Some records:
○ ○ ○ ○

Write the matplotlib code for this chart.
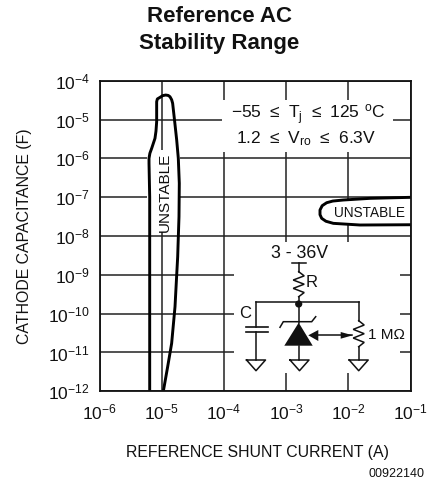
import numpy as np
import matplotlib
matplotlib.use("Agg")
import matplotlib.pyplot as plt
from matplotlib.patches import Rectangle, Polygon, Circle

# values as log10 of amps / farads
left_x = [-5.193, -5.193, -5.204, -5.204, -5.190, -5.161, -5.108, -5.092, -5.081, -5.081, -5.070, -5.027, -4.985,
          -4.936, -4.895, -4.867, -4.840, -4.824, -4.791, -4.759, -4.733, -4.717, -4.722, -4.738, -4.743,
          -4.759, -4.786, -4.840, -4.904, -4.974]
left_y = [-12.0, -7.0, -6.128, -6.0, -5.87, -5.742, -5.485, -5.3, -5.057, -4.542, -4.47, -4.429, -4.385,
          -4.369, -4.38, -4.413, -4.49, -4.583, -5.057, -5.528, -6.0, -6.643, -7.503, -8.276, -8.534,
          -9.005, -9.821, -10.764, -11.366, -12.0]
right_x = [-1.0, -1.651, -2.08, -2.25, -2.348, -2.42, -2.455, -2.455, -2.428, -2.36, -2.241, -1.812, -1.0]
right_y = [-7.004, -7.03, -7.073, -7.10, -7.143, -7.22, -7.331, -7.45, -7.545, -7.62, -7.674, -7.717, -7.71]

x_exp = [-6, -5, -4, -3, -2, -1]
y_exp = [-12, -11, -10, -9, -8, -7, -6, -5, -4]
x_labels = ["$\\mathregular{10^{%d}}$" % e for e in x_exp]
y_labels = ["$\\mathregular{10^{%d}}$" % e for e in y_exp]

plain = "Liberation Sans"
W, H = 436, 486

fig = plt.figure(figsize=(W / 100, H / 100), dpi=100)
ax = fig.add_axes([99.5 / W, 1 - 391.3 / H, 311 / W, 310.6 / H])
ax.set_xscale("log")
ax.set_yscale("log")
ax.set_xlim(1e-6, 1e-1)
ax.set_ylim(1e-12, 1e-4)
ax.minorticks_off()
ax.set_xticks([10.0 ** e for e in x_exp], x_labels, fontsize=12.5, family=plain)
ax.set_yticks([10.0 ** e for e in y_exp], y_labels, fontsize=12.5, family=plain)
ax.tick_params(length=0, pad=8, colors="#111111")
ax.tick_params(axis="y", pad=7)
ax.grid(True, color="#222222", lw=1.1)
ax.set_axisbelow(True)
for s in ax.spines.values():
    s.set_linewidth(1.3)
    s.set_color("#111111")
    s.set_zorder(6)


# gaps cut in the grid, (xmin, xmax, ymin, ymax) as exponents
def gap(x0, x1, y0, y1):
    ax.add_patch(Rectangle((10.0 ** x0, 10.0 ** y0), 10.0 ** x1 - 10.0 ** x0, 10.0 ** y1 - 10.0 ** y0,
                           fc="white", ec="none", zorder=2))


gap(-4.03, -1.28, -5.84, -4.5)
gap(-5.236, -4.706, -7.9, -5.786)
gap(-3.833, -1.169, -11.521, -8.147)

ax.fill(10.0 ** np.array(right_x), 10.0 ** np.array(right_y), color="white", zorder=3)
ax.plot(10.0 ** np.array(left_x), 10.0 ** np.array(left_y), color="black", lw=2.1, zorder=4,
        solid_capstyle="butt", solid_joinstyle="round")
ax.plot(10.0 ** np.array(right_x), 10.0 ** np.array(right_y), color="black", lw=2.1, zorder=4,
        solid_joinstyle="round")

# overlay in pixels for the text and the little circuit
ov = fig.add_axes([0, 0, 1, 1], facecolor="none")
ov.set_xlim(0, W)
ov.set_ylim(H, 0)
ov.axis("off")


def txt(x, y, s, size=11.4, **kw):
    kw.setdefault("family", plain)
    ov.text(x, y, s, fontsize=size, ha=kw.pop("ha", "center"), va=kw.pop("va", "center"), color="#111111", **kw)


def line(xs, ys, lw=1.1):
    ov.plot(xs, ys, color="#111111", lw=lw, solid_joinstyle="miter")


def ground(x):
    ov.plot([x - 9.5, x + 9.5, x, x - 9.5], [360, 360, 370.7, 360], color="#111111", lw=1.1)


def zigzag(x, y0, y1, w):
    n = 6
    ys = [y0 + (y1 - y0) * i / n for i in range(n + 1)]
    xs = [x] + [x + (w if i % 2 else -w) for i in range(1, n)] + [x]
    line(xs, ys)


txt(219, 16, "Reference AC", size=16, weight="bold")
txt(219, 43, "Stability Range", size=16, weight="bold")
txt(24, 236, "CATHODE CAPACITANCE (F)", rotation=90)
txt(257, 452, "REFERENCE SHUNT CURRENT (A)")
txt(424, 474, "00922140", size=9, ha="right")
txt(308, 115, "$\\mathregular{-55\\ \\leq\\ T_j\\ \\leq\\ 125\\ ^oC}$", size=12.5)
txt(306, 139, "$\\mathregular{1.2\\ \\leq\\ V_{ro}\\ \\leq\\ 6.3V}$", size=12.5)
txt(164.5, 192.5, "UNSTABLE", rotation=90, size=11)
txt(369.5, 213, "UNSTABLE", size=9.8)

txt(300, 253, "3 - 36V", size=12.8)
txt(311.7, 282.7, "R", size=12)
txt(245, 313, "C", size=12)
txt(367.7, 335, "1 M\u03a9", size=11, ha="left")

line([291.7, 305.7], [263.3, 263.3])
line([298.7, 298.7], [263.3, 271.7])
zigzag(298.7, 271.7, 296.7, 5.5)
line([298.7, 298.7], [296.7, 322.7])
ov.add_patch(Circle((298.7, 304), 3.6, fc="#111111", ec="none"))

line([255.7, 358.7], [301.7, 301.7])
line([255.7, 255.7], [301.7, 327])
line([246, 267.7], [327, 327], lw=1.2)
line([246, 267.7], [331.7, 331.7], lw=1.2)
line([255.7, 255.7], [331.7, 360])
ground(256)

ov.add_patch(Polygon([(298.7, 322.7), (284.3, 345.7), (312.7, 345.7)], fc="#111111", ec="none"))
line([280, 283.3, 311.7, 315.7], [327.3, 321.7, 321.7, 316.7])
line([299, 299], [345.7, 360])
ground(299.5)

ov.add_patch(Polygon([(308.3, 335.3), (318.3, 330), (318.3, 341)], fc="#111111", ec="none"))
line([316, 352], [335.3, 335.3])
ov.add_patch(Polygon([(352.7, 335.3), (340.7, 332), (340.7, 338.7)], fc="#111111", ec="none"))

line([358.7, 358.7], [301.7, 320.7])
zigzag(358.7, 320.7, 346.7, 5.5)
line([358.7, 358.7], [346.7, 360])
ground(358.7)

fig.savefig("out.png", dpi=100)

○ ○ ○ ○

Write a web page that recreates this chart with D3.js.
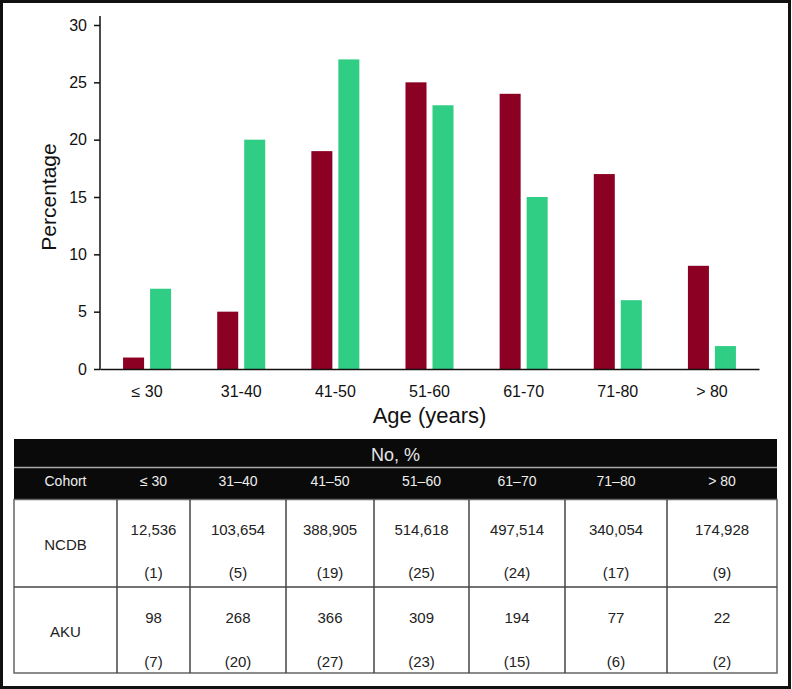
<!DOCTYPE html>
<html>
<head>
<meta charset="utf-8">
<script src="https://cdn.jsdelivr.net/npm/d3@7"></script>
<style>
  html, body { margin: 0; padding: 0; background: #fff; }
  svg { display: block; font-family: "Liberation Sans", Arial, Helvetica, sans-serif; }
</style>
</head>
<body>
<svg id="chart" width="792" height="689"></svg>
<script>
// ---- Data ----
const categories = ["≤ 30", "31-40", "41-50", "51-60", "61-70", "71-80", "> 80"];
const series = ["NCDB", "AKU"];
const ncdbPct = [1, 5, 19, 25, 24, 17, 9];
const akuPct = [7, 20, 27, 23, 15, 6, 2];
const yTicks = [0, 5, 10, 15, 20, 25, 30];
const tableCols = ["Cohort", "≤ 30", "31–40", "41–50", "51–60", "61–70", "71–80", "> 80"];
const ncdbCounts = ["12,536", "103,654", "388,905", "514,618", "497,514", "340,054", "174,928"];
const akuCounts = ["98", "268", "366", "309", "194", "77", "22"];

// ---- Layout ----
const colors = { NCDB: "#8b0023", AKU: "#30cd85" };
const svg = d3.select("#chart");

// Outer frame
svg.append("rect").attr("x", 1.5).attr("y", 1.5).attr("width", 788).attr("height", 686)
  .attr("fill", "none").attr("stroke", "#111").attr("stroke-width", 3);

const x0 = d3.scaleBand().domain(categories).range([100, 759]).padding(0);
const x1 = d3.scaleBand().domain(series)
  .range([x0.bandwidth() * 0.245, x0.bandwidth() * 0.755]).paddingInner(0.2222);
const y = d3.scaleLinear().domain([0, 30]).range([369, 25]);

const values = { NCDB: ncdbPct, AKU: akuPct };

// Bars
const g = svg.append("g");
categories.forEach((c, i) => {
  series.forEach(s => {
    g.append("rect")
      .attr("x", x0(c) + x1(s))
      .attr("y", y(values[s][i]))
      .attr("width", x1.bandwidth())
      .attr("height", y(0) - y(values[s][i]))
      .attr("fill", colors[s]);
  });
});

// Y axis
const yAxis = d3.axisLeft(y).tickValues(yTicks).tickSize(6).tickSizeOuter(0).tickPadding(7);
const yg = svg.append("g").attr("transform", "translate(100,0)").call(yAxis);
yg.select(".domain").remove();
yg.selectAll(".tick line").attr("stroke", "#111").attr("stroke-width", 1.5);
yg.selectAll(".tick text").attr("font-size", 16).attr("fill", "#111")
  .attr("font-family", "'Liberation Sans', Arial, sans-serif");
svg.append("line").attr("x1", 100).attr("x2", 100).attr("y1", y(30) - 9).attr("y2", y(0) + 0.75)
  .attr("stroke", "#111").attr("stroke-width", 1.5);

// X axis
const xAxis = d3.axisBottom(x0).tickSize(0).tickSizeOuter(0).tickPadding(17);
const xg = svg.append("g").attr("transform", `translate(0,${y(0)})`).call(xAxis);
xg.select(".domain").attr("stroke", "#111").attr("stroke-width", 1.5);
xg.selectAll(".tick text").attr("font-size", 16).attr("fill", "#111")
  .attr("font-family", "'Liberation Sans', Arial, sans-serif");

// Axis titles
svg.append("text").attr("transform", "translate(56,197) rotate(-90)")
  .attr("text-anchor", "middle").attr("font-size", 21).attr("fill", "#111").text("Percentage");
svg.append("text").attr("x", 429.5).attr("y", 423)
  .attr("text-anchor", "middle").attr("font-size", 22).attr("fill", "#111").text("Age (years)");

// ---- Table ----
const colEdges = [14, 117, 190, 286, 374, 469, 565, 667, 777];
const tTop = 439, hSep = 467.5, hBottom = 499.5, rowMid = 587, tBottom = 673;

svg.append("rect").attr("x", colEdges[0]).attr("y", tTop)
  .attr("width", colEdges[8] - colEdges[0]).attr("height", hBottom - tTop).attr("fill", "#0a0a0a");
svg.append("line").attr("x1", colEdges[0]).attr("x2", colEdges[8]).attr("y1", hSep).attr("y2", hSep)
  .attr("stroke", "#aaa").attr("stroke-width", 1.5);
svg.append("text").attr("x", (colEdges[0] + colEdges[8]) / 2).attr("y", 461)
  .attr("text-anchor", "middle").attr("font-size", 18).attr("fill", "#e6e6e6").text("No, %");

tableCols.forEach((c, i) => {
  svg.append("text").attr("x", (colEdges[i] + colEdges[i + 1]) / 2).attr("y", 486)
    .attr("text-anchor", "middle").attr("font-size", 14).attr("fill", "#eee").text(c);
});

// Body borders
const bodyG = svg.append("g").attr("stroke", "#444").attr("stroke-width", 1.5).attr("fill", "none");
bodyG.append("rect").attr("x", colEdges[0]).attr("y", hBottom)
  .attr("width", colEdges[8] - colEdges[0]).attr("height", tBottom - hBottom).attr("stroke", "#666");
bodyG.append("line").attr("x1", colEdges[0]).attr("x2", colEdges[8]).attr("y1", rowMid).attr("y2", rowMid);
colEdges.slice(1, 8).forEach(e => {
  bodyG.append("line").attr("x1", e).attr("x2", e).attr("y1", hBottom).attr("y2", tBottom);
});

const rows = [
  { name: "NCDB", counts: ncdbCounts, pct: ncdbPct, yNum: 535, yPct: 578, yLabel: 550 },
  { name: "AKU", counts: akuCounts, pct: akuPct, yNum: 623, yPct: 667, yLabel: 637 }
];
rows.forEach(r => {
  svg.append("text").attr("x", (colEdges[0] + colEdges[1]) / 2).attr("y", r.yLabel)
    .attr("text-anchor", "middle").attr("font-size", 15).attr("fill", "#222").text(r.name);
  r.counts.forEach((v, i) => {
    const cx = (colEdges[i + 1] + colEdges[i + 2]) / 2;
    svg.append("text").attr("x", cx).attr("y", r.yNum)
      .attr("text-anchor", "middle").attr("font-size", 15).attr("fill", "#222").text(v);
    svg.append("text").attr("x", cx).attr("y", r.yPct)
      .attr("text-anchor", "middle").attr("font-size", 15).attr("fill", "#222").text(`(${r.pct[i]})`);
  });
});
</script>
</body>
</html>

○ ○ ○ ○

◆ Objective ◆
Can you give again only the lines between the one containing "Write the matplotlib code for this chart." and the one containing "-7.674, -7.717, -7.71]", counting both, exactly as they appear and without any pictures?

◆ Exercise solution ◆
Write the matplotlib code for this chart.
import numpy as np
import matplotlib
matplotlib.use("Agg")
import matplotlib.pyplot as plt
from matplotlib.patches import Rectangle, Polygon, Circle

# values as log10 of amps / farads
left_x = [-5.193, -5.193, -5.204, -5.204, -5.190, -5.161, -5.108, -5.092, -5.081, -5.081, -5.070, -5.027, -4.985,
          -4.936, -4.895, -4.867, -4.840, -4.824, -4.791, -4.759, -4.733, -4.717, -4.722, -4.738, -4.743,
          -4.759, -4.786, -4.840, -4.904, -4.974]
left_y = [-12.0, -7.0, -6.128, -6.0, -5.87, -5.742, -5.485, -5.3, -5.057, -4.542, -4.47, -4.429, -4.385,
          -4.369, -4.38, -4.413, -4.49, -4.583, -5.057, -5.528, -6.0, -6.643, -7.503, -8.276, -8.534,
          -9.005, -9.821, -10.764, -11.366, -12.0]
right_x = [-1.0, -1.651, -2.08, -2.25, -2.348, -2.42, -2.455, -2.455, -2.428, -2.36, -2.241, -1.812, -1.0]
right_y = [-7.004, -7.03, -7.073, -7.10, -7.143, -7.22, -7.331, -7.45, -7.545, -7.62, -7.674, -7.717, -7.71]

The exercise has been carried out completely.